Locate the lines of the listing below that hold "with", then copy each of them.
[start RAW RECORDS]
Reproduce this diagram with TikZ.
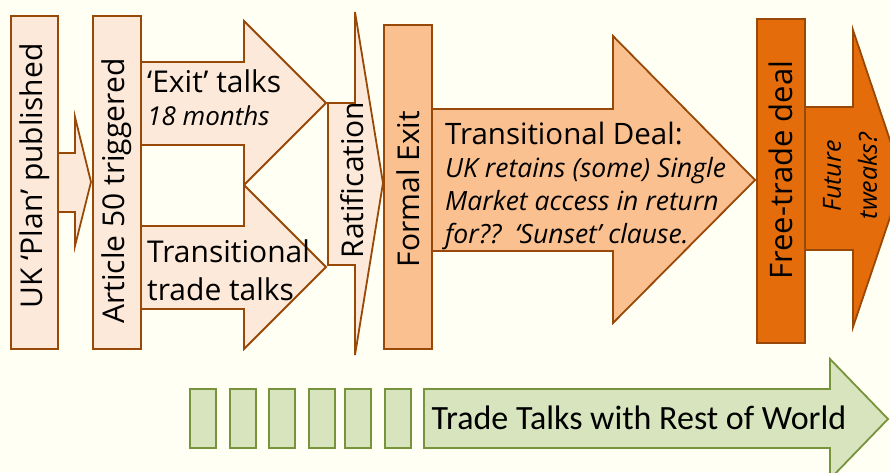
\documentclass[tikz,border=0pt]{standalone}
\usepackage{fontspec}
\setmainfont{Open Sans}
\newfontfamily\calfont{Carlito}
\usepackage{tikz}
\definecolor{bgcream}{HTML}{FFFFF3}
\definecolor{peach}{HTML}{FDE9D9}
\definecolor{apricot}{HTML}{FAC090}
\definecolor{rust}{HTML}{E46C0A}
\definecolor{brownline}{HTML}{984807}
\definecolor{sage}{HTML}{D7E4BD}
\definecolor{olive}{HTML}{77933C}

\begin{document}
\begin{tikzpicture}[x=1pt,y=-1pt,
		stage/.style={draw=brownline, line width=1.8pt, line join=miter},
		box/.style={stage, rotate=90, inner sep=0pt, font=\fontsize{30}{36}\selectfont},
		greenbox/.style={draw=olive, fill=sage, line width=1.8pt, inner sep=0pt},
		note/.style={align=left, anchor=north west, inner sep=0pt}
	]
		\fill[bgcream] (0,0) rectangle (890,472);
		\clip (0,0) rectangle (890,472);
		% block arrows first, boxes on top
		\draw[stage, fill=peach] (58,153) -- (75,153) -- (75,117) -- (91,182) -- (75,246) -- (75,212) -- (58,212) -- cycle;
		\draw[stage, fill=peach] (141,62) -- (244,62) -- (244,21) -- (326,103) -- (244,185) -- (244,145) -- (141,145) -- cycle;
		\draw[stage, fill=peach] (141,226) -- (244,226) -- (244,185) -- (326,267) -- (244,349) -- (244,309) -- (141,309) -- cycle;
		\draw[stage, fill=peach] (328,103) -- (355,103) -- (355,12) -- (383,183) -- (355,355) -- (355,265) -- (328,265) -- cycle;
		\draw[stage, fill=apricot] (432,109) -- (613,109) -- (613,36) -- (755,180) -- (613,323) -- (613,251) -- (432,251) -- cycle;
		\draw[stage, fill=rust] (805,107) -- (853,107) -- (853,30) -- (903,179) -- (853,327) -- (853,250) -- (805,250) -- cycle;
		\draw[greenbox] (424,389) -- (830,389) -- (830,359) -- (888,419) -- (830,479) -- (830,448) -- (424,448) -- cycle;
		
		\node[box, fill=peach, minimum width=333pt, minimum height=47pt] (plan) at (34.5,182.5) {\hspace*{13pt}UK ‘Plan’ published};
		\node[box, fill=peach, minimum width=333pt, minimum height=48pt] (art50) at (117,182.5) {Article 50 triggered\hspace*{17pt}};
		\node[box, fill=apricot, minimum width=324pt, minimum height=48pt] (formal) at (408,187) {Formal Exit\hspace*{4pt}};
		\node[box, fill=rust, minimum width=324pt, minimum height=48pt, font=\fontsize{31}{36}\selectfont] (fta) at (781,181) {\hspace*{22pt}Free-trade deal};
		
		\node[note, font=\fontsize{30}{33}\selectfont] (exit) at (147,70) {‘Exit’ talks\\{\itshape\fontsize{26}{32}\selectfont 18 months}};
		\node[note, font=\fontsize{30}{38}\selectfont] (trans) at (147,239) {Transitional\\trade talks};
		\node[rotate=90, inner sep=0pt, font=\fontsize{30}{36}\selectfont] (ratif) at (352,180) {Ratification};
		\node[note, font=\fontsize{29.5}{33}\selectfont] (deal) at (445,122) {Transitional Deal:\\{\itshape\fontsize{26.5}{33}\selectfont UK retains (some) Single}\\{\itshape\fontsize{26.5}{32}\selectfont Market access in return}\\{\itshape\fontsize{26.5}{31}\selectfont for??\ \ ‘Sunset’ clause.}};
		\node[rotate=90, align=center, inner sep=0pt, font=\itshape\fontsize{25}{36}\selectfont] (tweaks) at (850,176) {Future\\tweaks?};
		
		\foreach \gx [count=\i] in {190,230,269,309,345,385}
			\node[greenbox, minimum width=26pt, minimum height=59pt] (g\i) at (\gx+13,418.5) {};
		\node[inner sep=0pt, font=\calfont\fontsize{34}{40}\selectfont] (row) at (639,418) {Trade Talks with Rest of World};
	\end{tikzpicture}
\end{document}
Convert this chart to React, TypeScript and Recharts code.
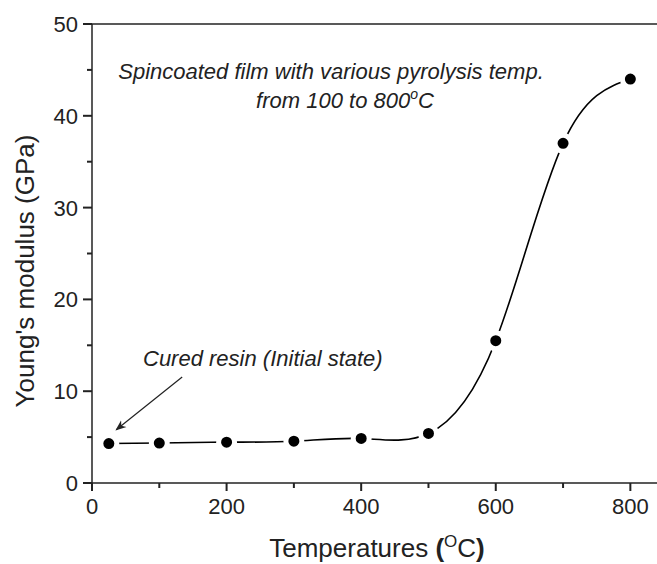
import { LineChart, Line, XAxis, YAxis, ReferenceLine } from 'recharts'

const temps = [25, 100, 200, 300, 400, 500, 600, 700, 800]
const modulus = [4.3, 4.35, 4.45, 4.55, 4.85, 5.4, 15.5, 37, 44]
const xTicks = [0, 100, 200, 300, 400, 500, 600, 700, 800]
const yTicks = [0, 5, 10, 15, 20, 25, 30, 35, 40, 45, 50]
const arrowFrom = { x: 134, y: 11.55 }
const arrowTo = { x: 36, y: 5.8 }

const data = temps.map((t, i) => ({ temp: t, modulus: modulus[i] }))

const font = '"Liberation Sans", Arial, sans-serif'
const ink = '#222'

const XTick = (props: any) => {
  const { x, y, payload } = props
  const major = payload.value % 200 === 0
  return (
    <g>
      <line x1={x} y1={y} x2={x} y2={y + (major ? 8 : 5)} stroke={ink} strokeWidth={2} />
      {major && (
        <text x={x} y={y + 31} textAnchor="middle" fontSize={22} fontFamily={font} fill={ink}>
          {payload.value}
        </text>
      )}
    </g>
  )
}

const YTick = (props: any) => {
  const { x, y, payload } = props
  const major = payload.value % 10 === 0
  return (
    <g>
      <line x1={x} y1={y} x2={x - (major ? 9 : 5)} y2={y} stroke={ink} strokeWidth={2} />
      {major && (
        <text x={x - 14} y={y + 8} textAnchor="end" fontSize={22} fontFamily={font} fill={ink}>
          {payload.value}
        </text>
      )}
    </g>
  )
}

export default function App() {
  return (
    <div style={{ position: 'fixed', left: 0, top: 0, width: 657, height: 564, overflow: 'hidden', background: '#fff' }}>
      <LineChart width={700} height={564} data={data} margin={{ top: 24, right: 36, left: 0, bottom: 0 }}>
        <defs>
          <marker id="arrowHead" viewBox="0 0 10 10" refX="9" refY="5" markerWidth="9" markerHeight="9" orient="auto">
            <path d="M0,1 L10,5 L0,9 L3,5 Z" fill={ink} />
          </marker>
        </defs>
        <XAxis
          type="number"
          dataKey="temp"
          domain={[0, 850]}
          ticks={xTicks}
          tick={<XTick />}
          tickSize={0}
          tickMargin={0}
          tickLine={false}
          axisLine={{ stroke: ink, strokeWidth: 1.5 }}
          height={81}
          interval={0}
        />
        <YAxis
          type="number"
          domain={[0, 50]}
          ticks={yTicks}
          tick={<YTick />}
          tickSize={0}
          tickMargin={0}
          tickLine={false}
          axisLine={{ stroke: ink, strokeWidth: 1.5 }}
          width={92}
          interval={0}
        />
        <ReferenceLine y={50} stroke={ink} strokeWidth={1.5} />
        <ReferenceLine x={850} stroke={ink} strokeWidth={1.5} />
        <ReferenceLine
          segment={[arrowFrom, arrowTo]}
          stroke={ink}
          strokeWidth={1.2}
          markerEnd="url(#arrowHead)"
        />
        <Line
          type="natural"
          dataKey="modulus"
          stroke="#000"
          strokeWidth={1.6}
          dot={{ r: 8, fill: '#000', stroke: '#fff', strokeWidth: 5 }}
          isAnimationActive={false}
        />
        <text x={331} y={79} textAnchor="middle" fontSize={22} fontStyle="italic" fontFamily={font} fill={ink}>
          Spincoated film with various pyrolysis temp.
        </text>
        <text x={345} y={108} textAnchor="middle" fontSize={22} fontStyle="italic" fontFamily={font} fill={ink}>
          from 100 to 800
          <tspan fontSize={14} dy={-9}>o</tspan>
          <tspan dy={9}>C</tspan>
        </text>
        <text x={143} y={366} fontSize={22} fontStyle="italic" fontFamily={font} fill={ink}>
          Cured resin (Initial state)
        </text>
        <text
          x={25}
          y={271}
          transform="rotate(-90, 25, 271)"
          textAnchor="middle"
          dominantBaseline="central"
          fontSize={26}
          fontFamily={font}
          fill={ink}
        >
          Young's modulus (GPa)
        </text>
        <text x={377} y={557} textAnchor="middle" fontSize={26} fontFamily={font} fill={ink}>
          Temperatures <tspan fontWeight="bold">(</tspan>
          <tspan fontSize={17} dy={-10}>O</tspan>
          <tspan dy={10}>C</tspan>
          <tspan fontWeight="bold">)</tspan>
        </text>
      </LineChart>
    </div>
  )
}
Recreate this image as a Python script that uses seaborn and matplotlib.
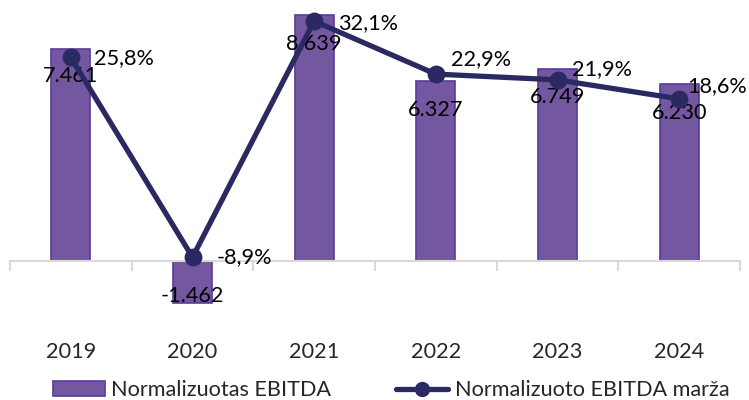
[end RAW RECORDS]
**RESULT OF THIS TASK**
Reproduce this diagram with TikZ.
		\node[inner sep=0pt, font=\calfont\fontsize{34}{40}\selectfont] (row) at (639,418) {Trade Talks with Rest of World};
          Spincoated film with various pyrolysis temp.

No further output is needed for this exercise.